:: Data lines ::
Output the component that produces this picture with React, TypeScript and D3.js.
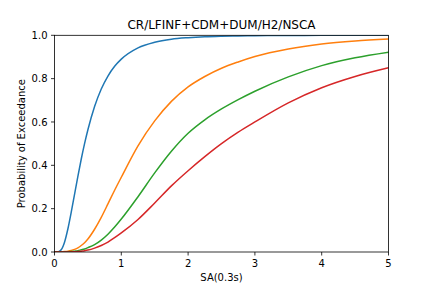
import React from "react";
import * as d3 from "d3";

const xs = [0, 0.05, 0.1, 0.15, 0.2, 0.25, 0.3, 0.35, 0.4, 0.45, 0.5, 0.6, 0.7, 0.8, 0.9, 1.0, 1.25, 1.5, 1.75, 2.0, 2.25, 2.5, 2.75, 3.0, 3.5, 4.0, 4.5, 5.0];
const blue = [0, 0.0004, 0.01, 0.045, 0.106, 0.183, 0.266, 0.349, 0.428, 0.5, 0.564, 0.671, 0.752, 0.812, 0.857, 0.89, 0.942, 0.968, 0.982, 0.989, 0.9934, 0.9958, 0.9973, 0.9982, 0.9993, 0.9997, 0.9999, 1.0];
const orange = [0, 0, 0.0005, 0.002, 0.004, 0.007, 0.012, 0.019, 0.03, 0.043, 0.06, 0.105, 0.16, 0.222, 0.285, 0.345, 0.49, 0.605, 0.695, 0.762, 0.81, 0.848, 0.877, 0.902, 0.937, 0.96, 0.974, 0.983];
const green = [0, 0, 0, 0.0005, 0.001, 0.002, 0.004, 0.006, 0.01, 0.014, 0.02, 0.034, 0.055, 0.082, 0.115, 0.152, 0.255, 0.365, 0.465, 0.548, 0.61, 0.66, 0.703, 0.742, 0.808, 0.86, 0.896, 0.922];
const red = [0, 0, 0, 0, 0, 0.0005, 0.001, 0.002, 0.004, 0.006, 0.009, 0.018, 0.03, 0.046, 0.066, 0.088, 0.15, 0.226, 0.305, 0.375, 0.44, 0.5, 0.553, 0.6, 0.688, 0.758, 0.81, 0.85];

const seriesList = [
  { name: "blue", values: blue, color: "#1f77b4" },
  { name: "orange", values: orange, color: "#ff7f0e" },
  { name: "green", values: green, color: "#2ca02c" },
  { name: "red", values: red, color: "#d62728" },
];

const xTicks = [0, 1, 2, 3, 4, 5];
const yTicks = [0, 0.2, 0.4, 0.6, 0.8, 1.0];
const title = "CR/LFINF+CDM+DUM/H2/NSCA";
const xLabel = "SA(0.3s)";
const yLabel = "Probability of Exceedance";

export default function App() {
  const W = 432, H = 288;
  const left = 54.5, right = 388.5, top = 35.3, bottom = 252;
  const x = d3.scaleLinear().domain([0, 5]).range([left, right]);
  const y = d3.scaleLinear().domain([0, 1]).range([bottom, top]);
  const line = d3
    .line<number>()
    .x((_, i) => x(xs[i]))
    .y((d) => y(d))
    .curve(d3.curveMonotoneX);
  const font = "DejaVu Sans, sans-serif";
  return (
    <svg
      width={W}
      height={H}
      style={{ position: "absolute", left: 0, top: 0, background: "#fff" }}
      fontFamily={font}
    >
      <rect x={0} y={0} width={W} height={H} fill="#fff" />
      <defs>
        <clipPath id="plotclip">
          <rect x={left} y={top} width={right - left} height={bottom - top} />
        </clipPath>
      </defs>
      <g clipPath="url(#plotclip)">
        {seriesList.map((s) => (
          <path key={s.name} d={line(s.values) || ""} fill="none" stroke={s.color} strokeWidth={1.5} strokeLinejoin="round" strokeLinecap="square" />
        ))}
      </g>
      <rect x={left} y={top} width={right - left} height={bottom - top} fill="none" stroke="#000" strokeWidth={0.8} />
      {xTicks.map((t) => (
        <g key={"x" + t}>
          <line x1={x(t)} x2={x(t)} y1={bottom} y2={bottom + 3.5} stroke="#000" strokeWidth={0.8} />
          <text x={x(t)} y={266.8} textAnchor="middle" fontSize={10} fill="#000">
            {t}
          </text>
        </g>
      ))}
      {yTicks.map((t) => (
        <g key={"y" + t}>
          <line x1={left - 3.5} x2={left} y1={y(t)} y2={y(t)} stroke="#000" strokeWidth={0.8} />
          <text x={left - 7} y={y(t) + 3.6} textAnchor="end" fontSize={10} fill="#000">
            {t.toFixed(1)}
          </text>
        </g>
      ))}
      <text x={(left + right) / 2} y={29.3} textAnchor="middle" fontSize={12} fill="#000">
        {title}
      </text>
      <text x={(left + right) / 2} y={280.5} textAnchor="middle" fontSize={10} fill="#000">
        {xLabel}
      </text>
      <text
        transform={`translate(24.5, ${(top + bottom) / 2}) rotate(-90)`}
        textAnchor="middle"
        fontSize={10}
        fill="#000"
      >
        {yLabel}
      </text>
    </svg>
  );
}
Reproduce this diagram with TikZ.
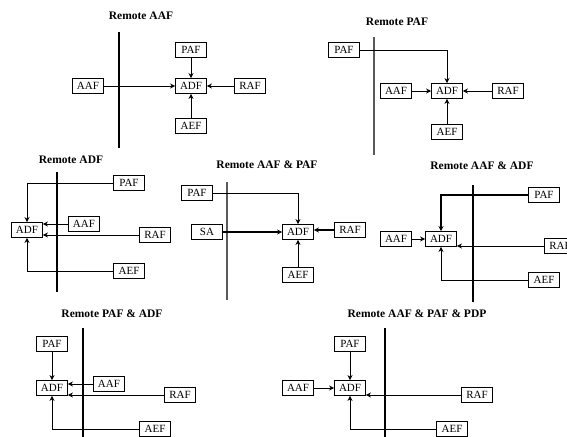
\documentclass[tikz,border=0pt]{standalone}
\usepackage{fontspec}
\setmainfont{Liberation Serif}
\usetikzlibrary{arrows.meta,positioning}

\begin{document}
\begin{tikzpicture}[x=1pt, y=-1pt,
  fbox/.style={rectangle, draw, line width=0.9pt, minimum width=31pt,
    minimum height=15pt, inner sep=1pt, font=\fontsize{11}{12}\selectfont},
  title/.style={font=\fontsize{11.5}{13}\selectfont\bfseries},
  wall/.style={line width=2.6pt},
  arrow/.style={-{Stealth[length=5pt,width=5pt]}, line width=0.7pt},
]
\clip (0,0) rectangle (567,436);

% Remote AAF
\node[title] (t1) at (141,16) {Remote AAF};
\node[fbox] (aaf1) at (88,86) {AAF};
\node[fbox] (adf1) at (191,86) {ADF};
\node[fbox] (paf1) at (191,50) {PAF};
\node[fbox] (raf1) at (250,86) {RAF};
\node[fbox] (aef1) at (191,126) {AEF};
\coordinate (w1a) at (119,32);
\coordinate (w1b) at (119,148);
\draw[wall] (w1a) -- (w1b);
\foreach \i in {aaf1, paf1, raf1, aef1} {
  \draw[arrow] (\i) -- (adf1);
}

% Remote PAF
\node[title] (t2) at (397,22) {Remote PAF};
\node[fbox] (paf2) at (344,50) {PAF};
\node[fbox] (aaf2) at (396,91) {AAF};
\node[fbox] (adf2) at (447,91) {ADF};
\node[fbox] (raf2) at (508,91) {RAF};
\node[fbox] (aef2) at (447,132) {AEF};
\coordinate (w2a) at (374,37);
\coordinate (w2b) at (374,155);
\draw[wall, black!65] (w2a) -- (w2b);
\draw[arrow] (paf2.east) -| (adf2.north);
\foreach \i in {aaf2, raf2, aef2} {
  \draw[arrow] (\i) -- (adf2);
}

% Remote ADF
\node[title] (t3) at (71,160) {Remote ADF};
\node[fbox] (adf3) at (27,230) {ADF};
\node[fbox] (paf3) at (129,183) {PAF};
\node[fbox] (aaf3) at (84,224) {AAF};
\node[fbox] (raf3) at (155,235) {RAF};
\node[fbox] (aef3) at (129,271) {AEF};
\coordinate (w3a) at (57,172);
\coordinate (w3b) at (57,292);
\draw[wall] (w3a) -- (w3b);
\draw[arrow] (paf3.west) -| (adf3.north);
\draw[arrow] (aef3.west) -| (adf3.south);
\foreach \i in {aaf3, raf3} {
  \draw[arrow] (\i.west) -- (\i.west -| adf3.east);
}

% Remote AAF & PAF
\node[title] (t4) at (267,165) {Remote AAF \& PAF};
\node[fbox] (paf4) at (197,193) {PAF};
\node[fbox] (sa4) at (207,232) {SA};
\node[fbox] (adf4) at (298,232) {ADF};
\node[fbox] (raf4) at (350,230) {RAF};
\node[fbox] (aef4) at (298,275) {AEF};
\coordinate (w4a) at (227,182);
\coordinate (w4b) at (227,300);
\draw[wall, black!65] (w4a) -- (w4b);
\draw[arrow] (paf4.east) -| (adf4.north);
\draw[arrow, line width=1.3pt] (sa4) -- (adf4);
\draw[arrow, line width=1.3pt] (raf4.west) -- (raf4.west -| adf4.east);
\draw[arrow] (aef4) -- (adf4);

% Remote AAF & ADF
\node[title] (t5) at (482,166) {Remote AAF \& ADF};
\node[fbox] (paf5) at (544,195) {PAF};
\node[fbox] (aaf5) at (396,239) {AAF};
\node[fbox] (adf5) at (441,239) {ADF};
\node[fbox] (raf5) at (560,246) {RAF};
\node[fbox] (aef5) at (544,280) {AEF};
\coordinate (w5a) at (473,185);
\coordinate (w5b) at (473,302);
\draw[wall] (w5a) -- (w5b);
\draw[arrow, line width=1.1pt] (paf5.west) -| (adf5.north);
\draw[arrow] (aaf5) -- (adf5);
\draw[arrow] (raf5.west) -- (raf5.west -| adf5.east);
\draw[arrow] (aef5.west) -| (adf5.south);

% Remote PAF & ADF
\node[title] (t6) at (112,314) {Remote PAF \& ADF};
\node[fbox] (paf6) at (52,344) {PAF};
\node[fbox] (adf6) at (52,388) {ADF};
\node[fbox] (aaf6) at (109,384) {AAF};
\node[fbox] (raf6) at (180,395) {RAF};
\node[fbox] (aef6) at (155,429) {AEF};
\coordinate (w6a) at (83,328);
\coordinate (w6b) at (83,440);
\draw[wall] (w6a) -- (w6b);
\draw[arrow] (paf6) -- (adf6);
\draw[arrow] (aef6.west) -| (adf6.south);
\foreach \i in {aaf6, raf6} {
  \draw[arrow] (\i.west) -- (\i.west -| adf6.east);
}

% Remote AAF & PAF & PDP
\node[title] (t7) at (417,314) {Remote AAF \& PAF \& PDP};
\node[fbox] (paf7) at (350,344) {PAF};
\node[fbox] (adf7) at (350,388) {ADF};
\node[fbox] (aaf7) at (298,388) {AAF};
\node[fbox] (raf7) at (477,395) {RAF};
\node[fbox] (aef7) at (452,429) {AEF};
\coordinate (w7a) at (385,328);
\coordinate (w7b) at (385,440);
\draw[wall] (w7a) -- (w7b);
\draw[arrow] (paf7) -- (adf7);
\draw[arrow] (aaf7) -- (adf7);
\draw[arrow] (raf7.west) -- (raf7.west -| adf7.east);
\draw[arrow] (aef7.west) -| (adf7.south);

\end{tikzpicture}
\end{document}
:::
:: Data lines ::
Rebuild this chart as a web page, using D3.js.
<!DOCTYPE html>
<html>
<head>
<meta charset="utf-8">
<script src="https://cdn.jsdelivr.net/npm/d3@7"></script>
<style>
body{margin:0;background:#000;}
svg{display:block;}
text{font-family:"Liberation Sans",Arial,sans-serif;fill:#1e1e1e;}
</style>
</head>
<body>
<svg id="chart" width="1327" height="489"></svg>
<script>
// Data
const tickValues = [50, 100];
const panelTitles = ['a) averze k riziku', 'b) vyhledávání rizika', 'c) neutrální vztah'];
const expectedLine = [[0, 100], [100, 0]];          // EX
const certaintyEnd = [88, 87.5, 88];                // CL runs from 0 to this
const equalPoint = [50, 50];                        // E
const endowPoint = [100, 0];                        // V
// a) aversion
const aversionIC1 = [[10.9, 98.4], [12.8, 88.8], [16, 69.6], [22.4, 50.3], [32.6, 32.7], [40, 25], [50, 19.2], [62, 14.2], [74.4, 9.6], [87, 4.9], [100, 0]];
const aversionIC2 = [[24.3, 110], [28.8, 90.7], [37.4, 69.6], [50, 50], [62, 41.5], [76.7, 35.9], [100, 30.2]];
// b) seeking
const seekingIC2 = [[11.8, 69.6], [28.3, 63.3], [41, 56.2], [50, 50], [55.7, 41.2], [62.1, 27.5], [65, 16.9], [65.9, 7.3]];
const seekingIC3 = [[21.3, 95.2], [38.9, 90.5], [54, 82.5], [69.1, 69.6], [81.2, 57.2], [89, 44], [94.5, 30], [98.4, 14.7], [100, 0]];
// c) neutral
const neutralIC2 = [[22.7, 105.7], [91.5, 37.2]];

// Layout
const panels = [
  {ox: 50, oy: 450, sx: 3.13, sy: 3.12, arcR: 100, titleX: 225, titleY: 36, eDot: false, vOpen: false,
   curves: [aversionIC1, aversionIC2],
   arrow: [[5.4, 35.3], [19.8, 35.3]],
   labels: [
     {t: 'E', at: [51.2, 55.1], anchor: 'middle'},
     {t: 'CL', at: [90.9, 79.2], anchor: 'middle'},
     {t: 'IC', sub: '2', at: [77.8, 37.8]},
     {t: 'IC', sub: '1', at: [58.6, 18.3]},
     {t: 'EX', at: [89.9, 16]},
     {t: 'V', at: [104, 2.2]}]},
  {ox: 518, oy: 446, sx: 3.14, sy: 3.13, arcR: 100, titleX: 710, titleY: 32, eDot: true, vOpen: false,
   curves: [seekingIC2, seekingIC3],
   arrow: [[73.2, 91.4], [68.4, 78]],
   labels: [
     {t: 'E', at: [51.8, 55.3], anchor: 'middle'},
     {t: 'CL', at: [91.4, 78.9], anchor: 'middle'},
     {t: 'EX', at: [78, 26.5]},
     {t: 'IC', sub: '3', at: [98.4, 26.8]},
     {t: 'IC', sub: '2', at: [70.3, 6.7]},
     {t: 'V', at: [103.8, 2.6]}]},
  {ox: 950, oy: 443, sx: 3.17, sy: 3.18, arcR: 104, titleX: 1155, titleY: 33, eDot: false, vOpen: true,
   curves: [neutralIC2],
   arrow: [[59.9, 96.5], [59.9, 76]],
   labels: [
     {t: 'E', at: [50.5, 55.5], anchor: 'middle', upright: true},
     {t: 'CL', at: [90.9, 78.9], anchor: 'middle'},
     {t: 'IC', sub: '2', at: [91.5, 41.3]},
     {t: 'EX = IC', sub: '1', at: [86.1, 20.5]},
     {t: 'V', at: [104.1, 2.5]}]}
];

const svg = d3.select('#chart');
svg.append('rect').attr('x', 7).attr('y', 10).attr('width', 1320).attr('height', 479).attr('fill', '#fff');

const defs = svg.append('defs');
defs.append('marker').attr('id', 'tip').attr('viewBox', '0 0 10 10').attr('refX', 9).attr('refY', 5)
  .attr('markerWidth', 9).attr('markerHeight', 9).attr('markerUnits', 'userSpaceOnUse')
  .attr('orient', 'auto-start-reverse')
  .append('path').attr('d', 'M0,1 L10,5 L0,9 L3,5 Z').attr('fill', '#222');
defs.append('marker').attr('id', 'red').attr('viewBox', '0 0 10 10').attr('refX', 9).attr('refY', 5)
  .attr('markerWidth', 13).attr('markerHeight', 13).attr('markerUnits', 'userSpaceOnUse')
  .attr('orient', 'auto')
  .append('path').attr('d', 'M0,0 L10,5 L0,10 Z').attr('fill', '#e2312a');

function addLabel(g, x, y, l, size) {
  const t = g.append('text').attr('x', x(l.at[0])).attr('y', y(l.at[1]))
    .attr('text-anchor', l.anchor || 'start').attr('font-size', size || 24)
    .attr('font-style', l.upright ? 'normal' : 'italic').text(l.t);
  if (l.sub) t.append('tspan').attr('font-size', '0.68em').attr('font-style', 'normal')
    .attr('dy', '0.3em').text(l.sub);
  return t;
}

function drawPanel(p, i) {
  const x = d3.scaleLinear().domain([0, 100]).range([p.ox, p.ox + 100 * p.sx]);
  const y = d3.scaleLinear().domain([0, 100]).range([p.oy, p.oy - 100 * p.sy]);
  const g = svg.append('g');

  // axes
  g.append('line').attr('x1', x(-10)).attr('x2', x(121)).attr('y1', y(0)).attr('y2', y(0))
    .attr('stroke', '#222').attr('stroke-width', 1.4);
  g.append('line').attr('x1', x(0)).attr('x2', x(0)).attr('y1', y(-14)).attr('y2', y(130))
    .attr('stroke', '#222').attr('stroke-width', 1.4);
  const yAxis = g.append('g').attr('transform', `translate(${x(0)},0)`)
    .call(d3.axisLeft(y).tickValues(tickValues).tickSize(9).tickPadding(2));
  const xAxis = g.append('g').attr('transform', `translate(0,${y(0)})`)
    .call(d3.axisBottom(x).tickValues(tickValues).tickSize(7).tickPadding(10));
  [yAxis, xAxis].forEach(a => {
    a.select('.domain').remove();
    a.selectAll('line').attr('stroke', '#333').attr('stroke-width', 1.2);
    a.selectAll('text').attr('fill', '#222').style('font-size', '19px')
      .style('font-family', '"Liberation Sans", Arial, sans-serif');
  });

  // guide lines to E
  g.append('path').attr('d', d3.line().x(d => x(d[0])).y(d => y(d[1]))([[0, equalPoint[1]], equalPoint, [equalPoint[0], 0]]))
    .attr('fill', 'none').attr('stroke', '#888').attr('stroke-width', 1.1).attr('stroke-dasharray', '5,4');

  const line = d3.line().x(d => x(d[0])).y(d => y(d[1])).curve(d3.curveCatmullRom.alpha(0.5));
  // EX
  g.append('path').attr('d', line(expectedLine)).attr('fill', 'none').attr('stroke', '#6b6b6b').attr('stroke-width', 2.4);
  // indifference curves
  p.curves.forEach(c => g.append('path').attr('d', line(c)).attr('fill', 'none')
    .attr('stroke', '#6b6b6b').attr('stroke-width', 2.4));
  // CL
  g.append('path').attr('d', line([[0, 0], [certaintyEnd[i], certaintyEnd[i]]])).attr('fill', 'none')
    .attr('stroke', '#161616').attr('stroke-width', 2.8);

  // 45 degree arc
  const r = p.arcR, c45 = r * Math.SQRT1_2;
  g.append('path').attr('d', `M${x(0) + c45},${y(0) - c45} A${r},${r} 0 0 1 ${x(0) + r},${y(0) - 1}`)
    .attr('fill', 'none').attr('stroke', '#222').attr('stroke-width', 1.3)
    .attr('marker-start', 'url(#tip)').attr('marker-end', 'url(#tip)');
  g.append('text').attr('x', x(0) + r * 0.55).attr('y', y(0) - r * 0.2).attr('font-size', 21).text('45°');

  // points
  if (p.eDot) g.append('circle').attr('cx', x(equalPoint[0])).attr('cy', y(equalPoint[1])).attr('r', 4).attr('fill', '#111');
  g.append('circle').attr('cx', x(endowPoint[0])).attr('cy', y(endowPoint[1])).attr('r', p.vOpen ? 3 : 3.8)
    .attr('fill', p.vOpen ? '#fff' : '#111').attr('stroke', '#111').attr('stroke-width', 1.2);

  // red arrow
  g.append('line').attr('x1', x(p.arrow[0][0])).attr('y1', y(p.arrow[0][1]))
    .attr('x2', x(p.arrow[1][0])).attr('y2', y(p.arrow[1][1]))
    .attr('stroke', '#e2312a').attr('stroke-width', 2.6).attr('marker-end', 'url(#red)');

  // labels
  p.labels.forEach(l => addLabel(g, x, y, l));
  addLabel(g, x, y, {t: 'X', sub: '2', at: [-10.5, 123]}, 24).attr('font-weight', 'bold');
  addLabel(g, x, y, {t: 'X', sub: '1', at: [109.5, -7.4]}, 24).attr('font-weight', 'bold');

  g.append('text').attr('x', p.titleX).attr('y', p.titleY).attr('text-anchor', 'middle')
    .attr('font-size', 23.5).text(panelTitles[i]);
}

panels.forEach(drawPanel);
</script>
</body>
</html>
:::
Copy out every line where the word "React" occurs.

Output the component that produces this picture with React, TypeScript and D3.js.
import React from "react";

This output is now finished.